Question

syntax questions about getting sequences from KO numbers using KEGGREST

1

Entering edit mode

5.7 years ago

jon.sy.tarn ▴ 10

I suppose my question is along the same veins of previous posts such as these:

download KEGG genes sequence in fasta format

Basically what I want to do is feed a list of KO numbers from kegg into a program, and get the resulting amino acid or nucleotide fastas from each of these KO numbers.

Based on what I've already read, I need to be using KEGGREST.

However, I'm having some trouble deciphering the syntax.

This is the usage provided for me via keggget on the API manual:

keggGet(dbentries, option = c("aaseq", "ntseq", "mol", "kcf", "image", "kgml"))

and this is an example they show:

str(res)
res <- keggGet(c("hsa:10458", "ece:Z5100"), "aaseq") ## retrieves amino
## acid sequences of a human gene and an
## E.coli O157 gene

my question is: how do I decipher this? Am I to assume that I can enter a KO number in place of the aca or hsa numbers shown above?

sorry for the potentially basic question.

KEGG • 1.0k views

ADD COMMENT • link updated 5.7 years ago by Mark ★ 1.5k • written 5.7 years ago by jon.sy.tarn ▴ 10

score 0 · Answer 1 · 2018-08-13

Yes that's correct. It might be helpful to explicity define what each option is doing to illustrate how the function is operating:

res <- keggGet(option = "aaseq", dbentries = c("hsa:10458", "ece:Z5100"))

option selects the database to search and dbentries is the ID of the entries you want to retrieve. It will return a list, which you can subset using the $ notation. You will then have to use the package biostrings to manipulate the sequences.

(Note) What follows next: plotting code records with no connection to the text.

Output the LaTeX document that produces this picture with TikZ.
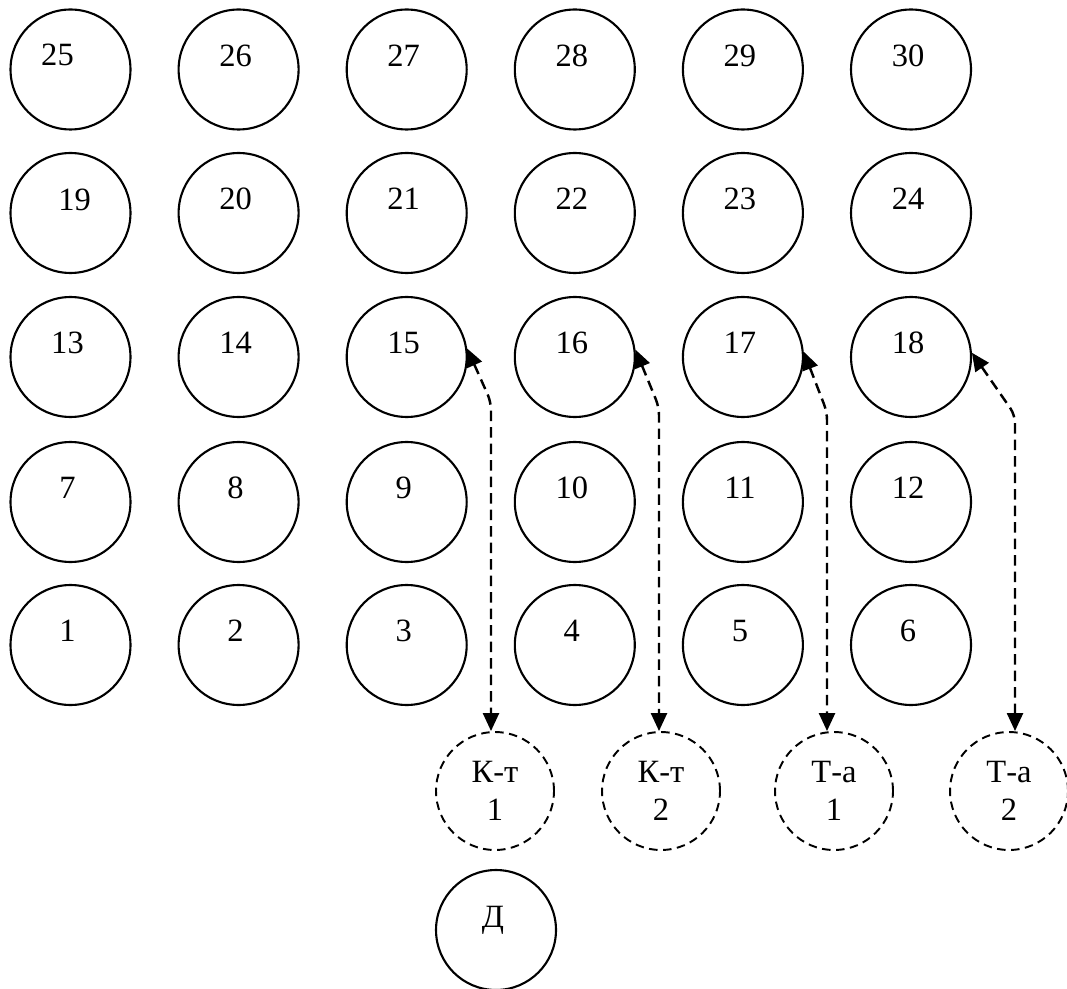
\documentclass[tikz,border=0pt]{standalone}
\usepackage{fontspec}
\setmainfont{Liberation Serif}
\usetikzlibrary{arrows.meta,calc}
\begin{document}
\begin{tikzpicture}[x=0.02cm,y=-0.02cm,
  posbox/.style={draw,circle,minimum size=2.4cm,inner sep=0pt,line width=1.2pt},
  dposbox/.style={draw,circle,minimum size=2.36cm,inner sep=0pt,line width=1.1pt,dash pattern=on 0.17cm off 0.11cm,align=center,font=\fontsize{18.5}{22}\selectfont},
  numtext/.style={inner sep=0pt,font=\fontsize{18.5}{22}\selectfont},
  linkline/.style={line width=1.4pt,dash pattern=on 0.21cm off 0.12cm,rounded corners=0.16cm,
    {Triangle[length=0.36cm,width=0.32cm]}-{Triangle[length=0.36cm,width=0.32cm]}}]
\useasboundingbox (0,0) rectangle (1067,989);
% grid of positions
\foreach \r/\y in {0/645,1/502,2/357,3/213,4/69.5}{
  \foreach \c/\x in {1/70.5,2/238.6,3/406.7,4/574.8,5/742.9,6/911}{
    \pgfmathtruncatemacro{\n}{\r*6+\c}
    \node[posbox] (c\n) at (\x,\y) {};
  }
}
% labels
\foreach \n in {1,...,30}{
  \ifnum\n=25
    \node[numtext] (t\n) at ($(c\n)+(-13,-15)$) {\n};
  \else\ifnum\n=19
    \node[numtext] (t\n) at ($(c\n)+(4,-13)$) {\n};
  \else
    \node[numtext] (t\n) at ($(c\n)+(-3,-14)$) {\n};
  \fi\fi
}
% dashed units
\node[dposbox] (k1) at (495,791) {К-т\\1};
\node[dposbox] (k2) at (661,791) {К-т\\2};
\node[dposbox] (t1) at (834,791) {Т-а\\1};
\node[dposbox] (t2) at (1009,791) {Т-а\\2};
% D
\node[posbox] (d) at (496,930) {};
\node[numtext] (dl) at (493,920) {Д};
% bend points
\coordinate (b1) at (491,402);
\coordinate (b2) at (659,407);
\coordinate (b3) at (827,412);
\coordinate (b4) at (1015,415);
% connectors
\draw[linkline] (c15.8) -- (b1) -- (b1 |- k1.north);
\draw[linkline] (c16.7) -- (b2) -- (b2 |- k2.north);
\draw[linkline] (c17.5) -- (b3) -- (b3 |- t1.north);
\draw[linkline] (c18.4) -- (b4) -- (b4 |- t2.north);
\end{tikzpicture}
\end{document}
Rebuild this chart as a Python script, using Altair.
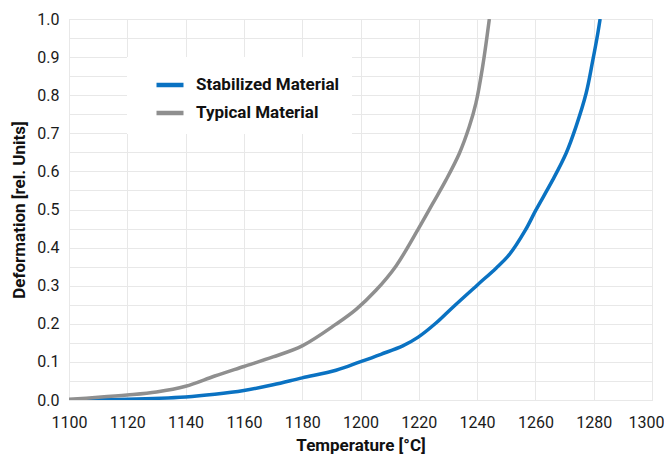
import altair as alt
import pandas as pd

FONT = "Roboto"

# Typical Material
typ_t = [1100, 1110, 1120, 1130, 1140, 1150, 1160, 1170, 1180, 1191.6, 1198.5, 1205.3,
         1212.2, 1219.6, 1224.8, 1229.3, 1233.9, 1237.3, 1239.6, 1241.9, 1244.2]
typ_y = [0.002, 0.007, 0.013, 0.021, 0.036, 0.063, 0.088, 0.113, 0.142, 0.199, 0.238, 0.288,
         0.352, 0.446, 0.516, 0.577, 0.647, 0.717, 0.779, 0.875, 1.0]

# Stabilized Material
stab_t = [1100, 1120, 1140, 1150, 1160, 1170, 1180, 1191.6, 1199.8, 1207, 1214.5, 1219.8,
          1225.9, 1231.6, 1240.1, 1246.5, 1251.1, 1256.5, 1260.2, 1265.9, 1270.5, 1273.9,
          1277.4, 1279.7, 1281.4, 1282.2]
stab_y = [0.0, 0.002, 0.008, 0.015, 0.025, 0.040, 0.058, 0.078, 0.100, 0.120, 0.142, 0.165,
          0.202, 0.243, 0.302, 0.346, 0.382, 0.445, 0.499, 0.577, 0.647, 0.717,
          0.805, 0.892, 0.962, 1.0]

series_names = ["Stabilized Material", "Typical Material"]
series_colors = ["#0a72c2", "#8f8f8f"]

x_ticks = list(range(1100, 1301, 20))
y_grid = [round(i * 0.05, 2) for i in range(21)]

df = pd.concat([
    pd.DataFrame({"T": stab_t, "D": stab_y, "Material": series_names[0], "o": range(len(stab_t))}),
    pd.DataFrame({"T": typ_t, "D": typ_y, "Material": series_names[1], "o": range(len(typ_t))}),
])

chart = alt.Chart(df).mark_line(strokeWidth=3.5, interpolate="catmull-rom", clip=True).encode(
    x=alt.X("T:Q", scale=alt.Scale(domain=[1100, 1300], nice=False),
            axis=alt.Axis(values=x_ticks, format="d", title="Temperature [°C]",
                          labelPadding=14, titlePadding=7, labelOverlap=False,
                          labelFlush=False, labelBound=False,
                          labelOffset=alt.condition("datum.value == 1300", alt.value(-6), alt.value(0)))),
    y=alt.Y("D:Q", scale=alt.Scale(domain=[0, 1], nice=False),
            axis=alt.Axis(values=y_grid, title="Deformation [rel. Units]",
                          labelExpr="round(datum.value*100) % 10 == 0 ? format(datum.value, '.1f') : ''",
                          labelPadding=10, titlePadding=8, labelOverlap=False,
                          labelFlush=False, labelBound=False)),
    color=alt.Color("Material:N",
                    scale=alt.Scale(domain=series_names, range=series_colors),
                    legend=alt.Legend(title=None, orient="none", legendX=58, legendY=38,
                                      fillColor="white", padding=12, symbolOffset=15,
                                      symbolType="stroke", symbolSize=729, symbolStrokeWidth=4.5,
                                      labelFontSize=17, labelFont=FONT, labelFontWeight="bold",
                                      labelColor="#111111", labelOffset=10, rowPadding=3,
                                      labelLimit=400,
                                      labelExpr="datum.label + '             '")),
    order="o:Q",
).properties(
    width=583, height=381,
    autosize=alt.AutoSizeParams(type="none"),
    padding={"left": 61, "top": 11, "right": 12, "bottom": 54},
).configure_view(
    stroke="#dddddd", strokeWidth=1
).configure_axis(
    grid=True, gridColor="#e8e8e8", gridWidth=1,
    domain=False, ticks=False,
    labelFont=FONT, labelFontSize=16, labelColor="#1a1a1a",
    titleFont=FONT, titleFontSize=17, titleFontWeight="bold", titleColor="#111111",
)

chart.save("out.html", embed_options={"renderer": "svg", "actions": False})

If you have a list of say 100 IDs you want queries, you can automate the process like this:

my_list <- c("hsa:10458", "ece:Z5100", "hsa:10458", "ece:Z5100", 
             "hsa:10458", "ece:Z5100", "hsa:10458", "ece:Z5100",
             "hsa:10458", "ece:Z5100", "hsa:10458", "ece:Z5100",
             "hsa:10458", "ece:Z5100", "hsa:10458", "ece:Z5100")

split_my_list <- split(my_list, 1:4)
results <- lapply(X = split_my_list, FUN = keggGet, option = "aaseq")

I've copied the same entries over and over again just for illustration purposes. Using the function split I've split the list in 4 chunks (change 1:4 to 1:10 or whatever you want). Then I use lapply to apply keggGet on the split list.

It will return a list of lists, so subset like this results$1$results$'1'$blahblah.